--- start MATERIAL PROVIDED ---

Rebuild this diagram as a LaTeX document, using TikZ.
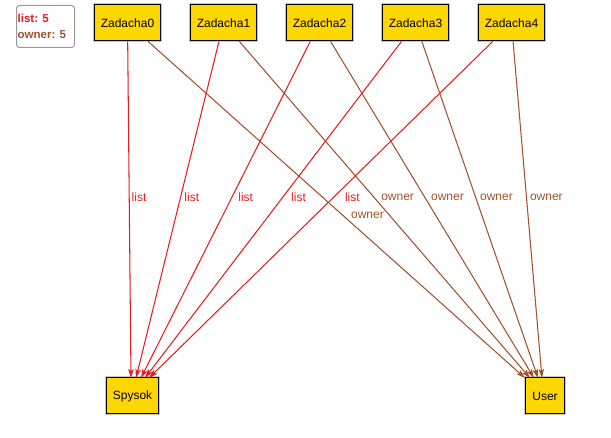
\documentclass[tikz,border=0pt]{standalone}
\usepackage{fontspec}
\setmainfont{Liberation Sans}
\usetikzlibrary{arrows.meta}
\definecolor{lred}{RGB}{228,30,30}
\definecolor{obrown}{RGB}{160,82,45}
\definecolor{boxgold}{RGB}{255,215,0}
\definecolor{halo}{RGB}{200,200,200}
\tikzset{
  entity/.style={draw=black, line width=1pt, fill=boxgold,
    preaction={draw=halo, line width=3pt},
    minimum height=36pt, inner xsep=6.5pt, inner ysep=0pt,
    font=\fontsize{12}{14}\selectfont},
  listedge/.style={draw=lred, line width=1.05pt, -{Stealth[length=9pt,width=5.5pt,inset=2pt]}},
  owneredge/.style={draw=obrown, line width=1.05pt, -{Stealth[length=9pt,width=5.5pt,inset=2pt]}},
  listlbl/.style={text=lred, anchor=west, inner sep=0pt, font=\fontsize{12}{14}\selectfont},
  ownerlbl/.style={text=obrown, anchor=west, inner sep=0pt, font=\fontsize{12}{14}\selectfont},
  legendbox/.style={draw=gray!80, line width=1pt, rounded corners=3pt, fill=white,
    minimum width=58pt, minimum height=42pt, inner sep=0pt, anchor=north west},
  legendtxt/.style={anchor=west, inner sep=0pt, font=\bfseries\fontsize{11.5}{13}\selectfont}
}
\begin{document}
\begin{tikzpicture}[x=1pt, y=-1pt]
\useasboundingbox (0,0) rectangle (611,438);
% legend
\node[legendbox] (lg) at (16,5) {};
\node[legendtxt, text=lred] (lg1) at (17.5,18.3) {list: 5};
\node[legendtxt, text=obrown] (lg2) at (17.5,35) {owner: 5};
% nodes
\node[entity] (z0) at (127.5,23) {Zadacha0};
\node[entity] (z1) at (223.5,23) {Zadacha1};
\node[entity] (z2) at (319.5,23) {Zadacha2};
\node[entity] (z3) at (415.5,23) {Zadacha3};
\node[entity] (z4) at (511.5,23) {Zadacha4};
\node[entity] (sp) at (132.5,396) {Spysok};
\node[entity] (us) at (545,396) {User};
% target points
\coordinate (s0) at (131,378);
\coordinate (s1) at (136,378);
\coordinate (s2) at (141,378);
\coordinate (s3) at (145,378);
\coordinate (s4) at (149,378);
\coordinate (u0) at (525,378);
\coordinate (u1) at (530,378);
\coordinate (u2) at (534,378);
\coordinate (u3) at (538,378);
\coordinate (u4) at (542,378);
% list edges
\draw[listedge] (z0) -- (s0) node[listlbl, pos=.463, xshift=2pt] (l0) {list};
\draw[listedge] (z1) -- (s1) node[listlbl, pos=.463, xshift=3.4pt] (l1) {list};
\draw[listedge] (z2) -- (s2) node[listlbl, pos=.463, xshift=6pt] (l2) {list};
\draw[listedge] (z3) -- (s3) node[listlbl, pos=.463, xshift=8pt] (l3) {list};
\draw[listedge] (z4) -- (s4) node[listlbl, pos=.463, xshift=11pt] (l4) {list};
% owner edges
\draw[owneredge] (z0) -- (u0) node[ownerlbl, pos=.516, xshift=8pt] (o0) {owner};
\draw[owneredge] (z1) -- (u1) node[ownerlbl, pos=.463, xshift=6.8pt] (o1) {owner};
\draw[owneredge] (z2) -- (u2) node[ownerlbl, pos=.463, xshift=5.8pt] (o2) {owner};
\draw[owneredge] (z3) -- (u3) node[ownerlbl, pos=.463, xshift=4pt] (o3) {owner};
\draw[owneredge] (z4) -- (u4) node[ownerlbl, pos=.463, xshift=3pt] (o4) {owner};
\end{tikzpicture}
\end{document}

--- end MATERIAL PROVIDED ---

EXERCISE AIM: Each line of the material must be retyped exactly, except that images are omitted.

SOLUTION BELOW:
Rebuild this diagram as a LaTeX document, using TikZ.
\documentclass[tikz,border=0pt]{standalone}
\usepackage{fontspec}
\setmainfont{Liberation Sans}
\usetikzlibrary{arrows.meta}
\definecolor{lred}{RGB}{228,30,30}
\definecolor{obrown}{RGB}{160,82,45}
\definecolor{boxgold}{RGB}{255,215,0}
\definecolor{halo}{RGB}{200,200,200}
\tikzset{
  entity/.style={draw=black, line width=1pt, fill=boxgold,
    preaction={draw=halo, line width=3pt},
    minimum height=36pt, inner xsep=6.5pt, inner ysep=0pt,
    font=\fontsize{12}{14}\selectfont},
  listedge/.style={draw=lred, line width=1.05pt, -{Stealth[length=9pt,width=5.5pt,inset=2pt]}},
  owneredge/.style={draw=obrown, line width=1.05pt, -{Stealth[length=9pt,width=5.5pt,inset=2pt]}},
  listlbl/.style={text=lred, anchor=west, inner sep=0pt, font=\fontsize{12}{14}\selectfont},
  ownerlbl/.style={text=obrown, anchor=west, inner sep=0pt, font=\fontsize{12}{14}\selectfont},
  legendbox/.style={draw=gray!80, line width=1pt, rounded corners=3pt, fill=white,
    minimum width=58pt, minimum height=42pt, inner sep=0pt, anchor=north west},
  legendtxt/.style={anchor=west, inner sep=0pt, font=\bfseries\fontsize{11.5}{13}\selectfont}
}
\begin{document}
\begin{tikzpicture}[x=1pt, y=-1pt]
\useasboundingbox (0,0) rectangle (611,438);
% legend
\node[legendbox] (lg) at (16,5) {};
\node[legendtxt, text=lred] (lg1) at (17.5,18.3) {list: 5};
\node[legendtxt, text=obrown] (lg2) at (17.5,35) {owner: 5};
% nodes
\node[entity] (z0) at (127.5,23) {Zadacha0};
\node[entity] (z1) at (223.5,23) {Zadacha1};
\node[entity] (z2) at (319.5,23) {Zadacha2};
\node[entity] (z3) at (415.5,23) {Zadacha3};
\node[entity] (z4) at (511.5,23) {Zadacha4};
\node[entity] (sp) at (132.5,396) {Spysok};
\node[entity] (us) at (545,396) {User};
% target points
\coordinate (s0) at (131,378);
\coordinate (s1) at (136,378);
\coordinate (s2) at (141,378);
\coordinate (s3) at (145,378);
\coordinate (s4) at (149,378);
\coordinate (u0) at (525,378);
\coordinate (u1) at (530,378);
\coordinate (u2) at (534,378);
\coordinate (u3) at (538,378);
\coordinate (u4) at (542,378);
% list edges
\draw[listedge] (z0) -- (s0) node[listlbl, pos=.463, xshift=2pt] (l0) {list};
\draw[listedge] (z1) -- (s1) node[listlbl, pos=.463, xshift=3.4pt] (l1) {list};
\draw[listedge] (z2) -- (s2) node[listlbl, pos=.463, xshift=6pt] (l2) {list};
\draw[listedge] (z3) -- (s3) node[listlbl, pos=.463, xshift=8pt] (l3) {list};
\draw[listedge] (z4) -- (s4) node[listlbl, pos=.463, xshift=11pt] (l4) {list};
% owner edges
\draw[owneredge] (z0) -- (u0) node[ownerlbl, pos=.516, xshift=8pt] (o0) {owner};
\draw[owneredge] (z1) -- (u1) node[ownerlbl, pos=.463, xshift=6.8pt] (o1) {owner};
\draw[owneredge] (z2) -- (u2) node[ownerlbl, pos=.463, xshift=5.8pt] (o2) {owner};
\draw[owneredge] (z3) -- (u3) node[ownerlbl, pos=.463, xshift=4pt] (o3) {owner};
\draw[owneredge] (z4) -- (u4) node[ownerlbl, pos=.463, xshift=3pt] (o4) {owner};
\end{tikzpicture}
\end{document}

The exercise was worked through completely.